* Short problem: Make an exact copy of the entries, and keep any pictures out of it.

* Record set:
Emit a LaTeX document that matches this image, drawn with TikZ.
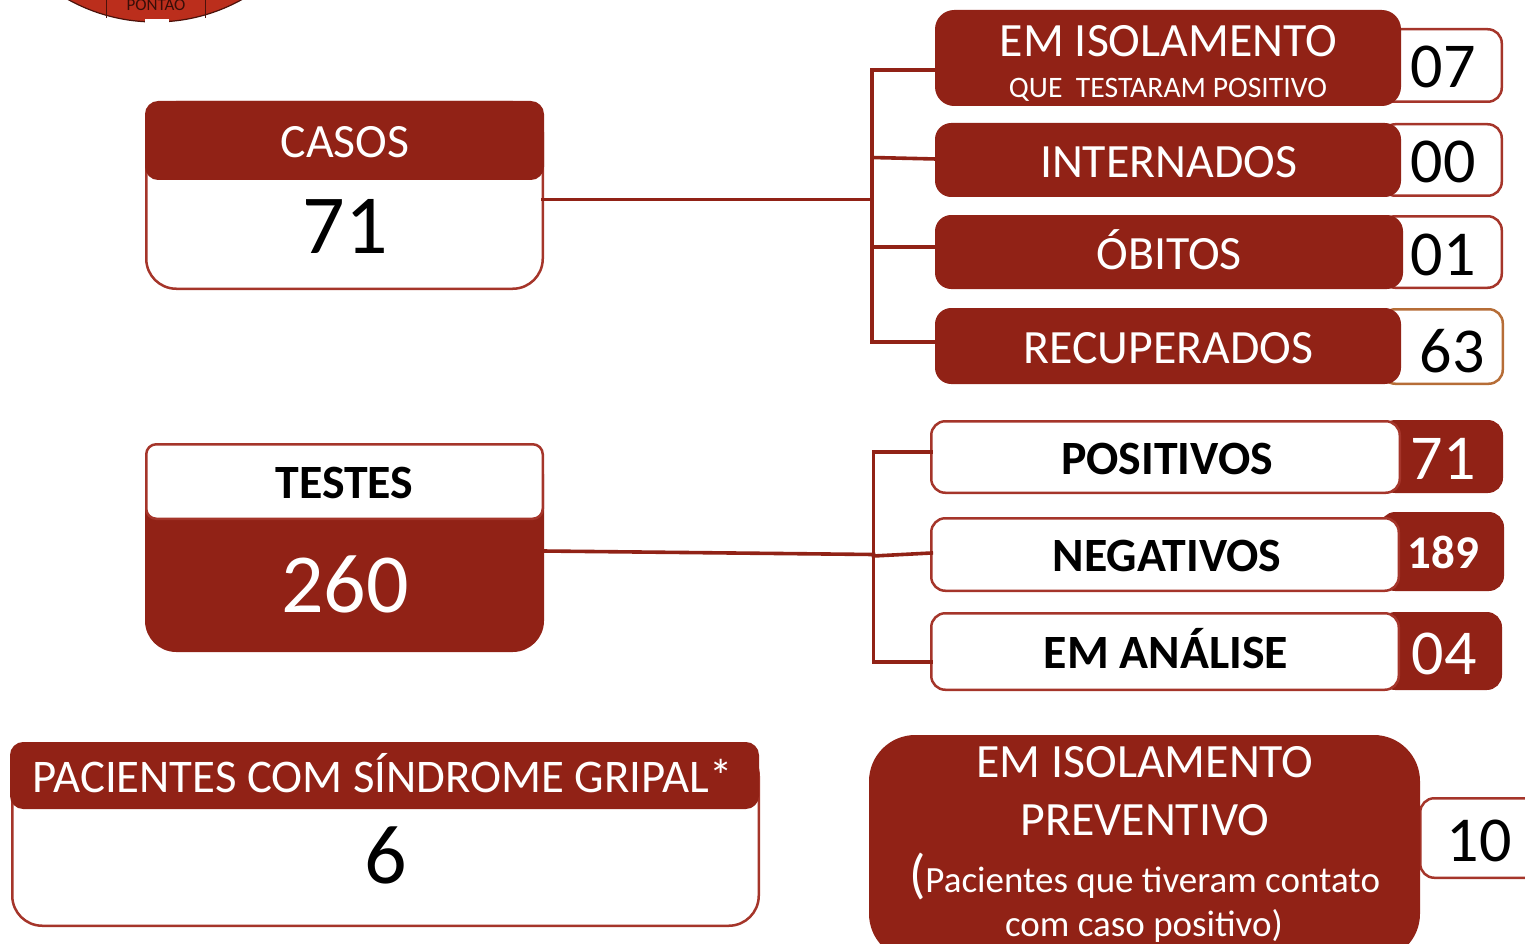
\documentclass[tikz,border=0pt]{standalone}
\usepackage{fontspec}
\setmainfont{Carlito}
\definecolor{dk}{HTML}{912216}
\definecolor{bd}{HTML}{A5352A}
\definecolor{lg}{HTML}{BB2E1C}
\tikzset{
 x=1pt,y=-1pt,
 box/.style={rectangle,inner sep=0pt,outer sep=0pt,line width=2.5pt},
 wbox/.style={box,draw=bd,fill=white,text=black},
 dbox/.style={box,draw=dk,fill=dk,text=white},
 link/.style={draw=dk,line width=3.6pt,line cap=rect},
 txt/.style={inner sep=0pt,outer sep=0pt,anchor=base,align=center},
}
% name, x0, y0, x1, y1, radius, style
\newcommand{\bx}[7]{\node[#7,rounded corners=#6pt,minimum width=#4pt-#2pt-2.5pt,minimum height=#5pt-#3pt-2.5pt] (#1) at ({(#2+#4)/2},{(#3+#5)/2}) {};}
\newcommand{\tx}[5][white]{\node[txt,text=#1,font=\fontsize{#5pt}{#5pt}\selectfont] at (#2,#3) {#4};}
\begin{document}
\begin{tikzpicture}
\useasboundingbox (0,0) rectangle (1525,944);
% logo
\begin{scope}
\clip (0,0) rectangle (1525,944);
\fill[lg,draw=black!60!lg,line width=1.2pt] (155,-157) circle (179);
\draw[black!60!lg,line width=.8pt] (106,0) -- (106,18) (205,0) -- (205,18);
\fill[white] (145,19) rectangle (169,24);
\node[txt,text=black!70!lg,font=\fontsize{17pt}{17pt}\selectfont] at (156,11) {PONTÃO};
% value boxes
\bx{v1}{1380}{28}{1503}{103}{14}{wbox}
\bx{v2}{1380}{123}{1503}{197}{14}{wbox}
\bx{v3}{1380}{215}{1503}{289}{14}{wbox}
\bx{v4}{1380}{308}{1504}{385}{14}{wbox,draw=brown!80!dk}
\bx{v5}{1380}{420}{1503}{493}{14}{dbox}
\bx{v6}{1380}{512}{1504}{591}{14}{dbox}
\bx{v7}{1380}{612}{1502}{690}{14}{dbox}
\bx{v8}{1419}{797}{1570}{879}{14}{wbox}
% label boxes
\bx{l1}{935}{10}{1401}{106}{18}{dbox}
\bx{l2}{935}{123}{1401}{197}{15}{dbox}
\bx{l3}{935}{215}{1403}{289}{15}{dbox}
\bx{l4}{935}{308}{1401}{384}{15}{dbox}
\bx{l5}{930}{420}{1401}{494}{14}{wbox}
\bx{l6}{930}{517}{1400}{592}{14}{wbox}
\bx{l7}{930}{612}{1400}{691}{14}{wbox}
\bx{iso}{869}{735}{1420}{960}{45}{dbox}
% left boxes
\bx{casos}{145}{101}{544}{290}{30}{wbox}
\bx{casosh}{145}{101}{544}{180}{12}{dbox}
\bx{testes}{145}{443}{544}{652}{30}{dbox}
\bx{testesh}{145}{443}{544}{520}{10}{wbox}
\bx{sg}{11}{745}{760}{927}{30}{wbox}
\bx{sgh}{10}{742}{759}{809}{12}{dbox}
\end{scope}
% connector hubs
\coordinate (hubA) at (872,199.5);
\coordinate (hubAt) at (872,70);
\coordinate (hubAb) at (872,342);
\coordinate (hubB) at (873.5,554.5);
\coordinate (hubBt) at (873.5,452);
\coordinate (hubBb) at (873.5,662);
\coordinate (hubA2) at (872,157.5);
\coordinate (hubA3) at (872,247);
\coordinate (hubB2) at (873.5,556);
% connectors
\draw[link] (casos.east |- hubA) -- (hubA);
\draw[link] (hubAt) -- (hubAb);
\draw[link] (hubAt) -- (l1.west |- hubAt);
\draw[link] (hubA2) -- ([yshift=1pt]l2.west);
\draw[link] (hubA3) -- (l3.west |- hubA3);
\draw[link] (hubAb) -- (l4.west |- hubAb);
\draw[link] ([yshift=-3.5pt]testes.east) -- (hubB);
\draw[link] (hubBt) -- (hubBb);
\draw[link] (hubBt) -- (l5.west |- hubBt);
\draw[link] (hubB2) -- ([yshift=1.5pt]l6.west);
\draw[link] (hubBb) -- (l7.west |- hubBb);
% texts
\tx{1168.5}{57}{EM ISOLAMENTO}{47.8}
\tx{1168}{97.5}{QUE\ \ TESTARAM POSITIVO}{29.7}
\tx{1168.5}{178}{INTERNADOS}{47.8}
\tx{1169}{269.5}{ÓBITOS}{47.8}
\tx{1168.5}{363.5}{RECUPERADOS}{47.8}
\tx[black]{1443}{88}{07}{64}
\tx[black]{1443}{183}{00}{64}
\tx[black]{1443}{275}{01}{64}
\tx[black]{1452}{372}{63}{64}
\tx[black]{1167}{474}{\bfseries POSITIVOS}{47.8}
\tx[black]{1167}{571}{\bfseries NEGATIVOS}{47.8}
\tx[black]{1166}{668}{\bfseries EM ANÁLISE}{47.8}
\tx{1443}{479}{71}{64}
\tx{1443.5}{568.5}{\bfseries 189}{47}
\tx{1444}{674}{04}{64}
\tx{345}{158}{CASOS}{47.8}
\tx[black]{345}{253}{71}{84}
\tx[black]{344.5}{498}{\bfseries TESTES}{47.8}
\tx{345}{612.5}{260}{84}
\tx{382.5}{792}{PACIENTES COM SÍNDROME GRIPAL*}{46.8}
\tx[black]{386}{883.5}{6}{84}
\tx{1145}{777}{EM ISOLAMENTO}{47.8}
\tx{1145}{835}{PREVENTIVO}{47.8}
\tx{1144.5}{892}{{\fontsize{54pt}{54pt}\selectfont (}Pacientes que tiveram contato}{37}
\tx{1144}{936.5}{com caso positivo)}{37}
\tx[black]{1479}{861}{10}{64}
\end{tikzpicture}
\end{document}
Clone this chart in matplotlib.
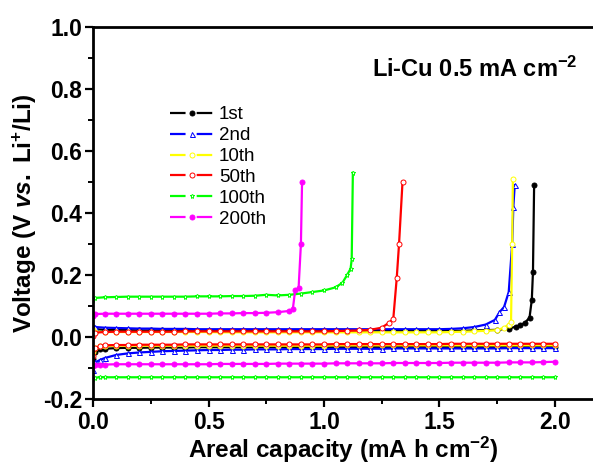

* Exercise output:
Emit a LaTeX document that matches this image, drawn with TikZ.
\documentclass[tikz,border=0pt]{standalone}
\usepackage{fontspec}
\setmainfont{Carlito}
\definecolor{dk}{HTML}{912216}
\definecolor{bd}{HTML}{A5352A}
\definecolor{lg}{HTML}{BB2E1C}
\tikzset{
 x=1pt,y=-1pt,
 box/.style={rectangle,inner sep=0pt,outer sep=0pt,line width=2.5pt},
 wbox/.style={box,draw=bd,fill=white,text=black},
 dbox/.style={box,draw=dk,fill=dk,text=white},
 link/.style={draw=dk,line width=3.6pt,line cap=rect},
 txt/.style={inner sep=0pt,outer sep=0pt,anchor=base,align=center},
}
% name, x0, y0, x1, y1, radius, style
\newcommand{\bx}[7]{\node[#7,rounded corners=#6pt,minimum width=#4pt-#2pt-2.5pt,minimum height=#5pt-#3pt-2.5pt] (#1) at ({(#2+#4)/2},{(#3+#5)/2}) {};}
\newcommand{\tx}[5][white]{\node[txt,text=#1,font=\fontsize{#5pt}{#5pt}\selectfont] at (#2,#3) {#4};}
\begin{document}
\begin{tikzpicture}
\useasboundingbox (0,0) rectangle (1525,944);
% logo
\begin{scope}
\clip (0,0) rectangle (1525,944);
\fill[lg,draw=black!60!lg,line width=1.2pt] (155,-157) circle (179);
\draw[black!60!lg,line width=.8pt] (106,0) -- (106,18) (205,0) -- (205,18);
\fill[white] (145,19) rectangle (169,24);
\node[txt,text=black!70!lg,font=\fontsize{17pt}{17pt}\selectfont] at (156,11) {PONTÃO};
% value boxes
\bx{v1}{1380}{28}{1503}{103}{14}{wbox}
\bx{v2}{1380}{123}{1503}{197}{14}{wbox}
\bx{v3}{1380}{215}{1503}{289}{14}{wbox}
\bx{v4}{1380}{308}{1504}{385}{14}{wbox,draw=brown!80!dk}
\bx{v5}{1380}{420}{1503}{493}{14}{dbox}
\bx{v6}{1380}{512}{1504}{591}{14}{dbox}
\bx{v7}{1380}{612}{1502}{690}{14}{dbox}
\bx{v8}{1419}{797}{1570}{879}{14}{wbox}
% label boxes
\bx{l1}{935}{10}{1401}{106}{18}{dbox}
\bx{l2}{935}{123}{1401}{197}{15}{dbox}
\bx{l3}{935}{215}{1403}{289}{15}{dbox}
\bx{l4}{935}{308}{1401}{384}{15}{dbox}
\bx{l5}{930}{420}{1401}{494}{14}{wbox}
\bx{l6}{930}{517}{1400}{592}{14}{wbox}
\bx{l7}{930}{612}{1400}{691}{14}{wbox}
\bx{iso}{869}{735}{1420}{960}{45}{dbox}
% left boxes
\bx{casos}{145}{101}{544}{290}{30}{wbox}
\bx{casosh}{145}{101}{544}{180}{12}{dbox}
\bx{testes}{145}{443}{544}{652}{30}{dbox}
\bx{testesh}{145}{443}{544}{520}{10}{wbox}
\bx{sg}{11}{745}{760}{927}{30}{wbox}
\bx{sgh}{10}{742}{759}{809}{12}{dbox}
\end{scope}
% connector hubs
\coordinate (hubA) at (872,199.5);
\coordinate (hubAt) at (872,70);
\coordinate (hubAb) at (872,342);
\coordinate (hubB) at (873.5,554.5);
\coordinate (hubBt) at (873.5,452);
\coordinate (hubBb) at (873.5,662);
\coordinate (hubA2) at (872,157.5);
\coordinate (hubA3) at (872,247);
\coordinate (hubB2) at (873.5,556);
% connectors
\draw[link] (casos.east |- hubA) -- (hubA);
\draw[link] (hubAt) -- (hubAb);
\draw[link] (hubAt) -- (l1.west |- hubAt);
\draw[link] (hubA2) -- ([yshift=1pt]l2.west);
\draw[link] (hubA3) -- (l3.west |- hubA3);
\draw[link] (hubAb) -- (l4.west |- hubAb);
\draw[link] ([yshift=-3.5pt]testes.east) -- (hubB);
\draw[link] (hubBt) -- (hubBb);
\draw[link] (hubBt) -- (l5.west |- hubBt);
\draw[link] (hubB2) -- ([yshift=1.5pt]l6.west);
\draw[link] (hubBb) -- (l7.west |- hubBb);
% texts
\tx{1168.5}{57}{EM ISOLAMENTO}{47.8}
\tx{1168}{97.5}{QUE\ \ TESTARAM POSITIVO}{29.7}
\tx{1168.5}{178}{INTERNADOS}{47.8}
\tx{1169}{269.5}{ÓBITOS}{47.8}
\tx{1168.5}{363.5}{RECUPERADOS}{47.8}
\tx[black]{1443}{88}{07}{64}
\tx[black]{1443}{183}{00}{64}
\tx[black]{1443}{275}{01}{64}
\tx[black]{1452}{372}{63}{64}
\tx[black]{1167}{474}{\bfseries POSITIVOS}{47.8}
\tx[black]{1167}{571}{\bfseries NEGATIVOS}{47.8}
\tx[black]{1166}{668}{\bfseries EM ANÁLISE}{47.8}
\tx{1443}{479}{71}{64}
\tx{1443.5}{568.5}{\bfseries 189}{47}
\tx{1444}{674}{04}{64}
\tx{345}{158}{CASOS}{47.8}
\tx[black]{345}{253}{71}{84}
\tx[black]{344.5}{498}{\bfseries TESTES}{47.8}
\tx{345}{612.5}{260}{84}
\tx{382.5}{792}{PACIENTES COM SÍNDROME GRIPAL*}{46.8}
\tx[black]{386}{883.5}{6}{84}
\tx{1145}{777}{EM ISOLAMENTO}{47.8}
\tx{1145}{835}{PREVENTIVO}{47.8}
\tx{1144.5}{892}{{\fontsize{54pt}{54pt}\selectfont (}Pacientes que tiveram contato}{37}
\tx{1144}{936.5}{com caso positivo)}{37}
\tx[black]{1479}{861}{10}{64}
\end{tikzpicture}
\end{document}
Clone this chart in matplotlib.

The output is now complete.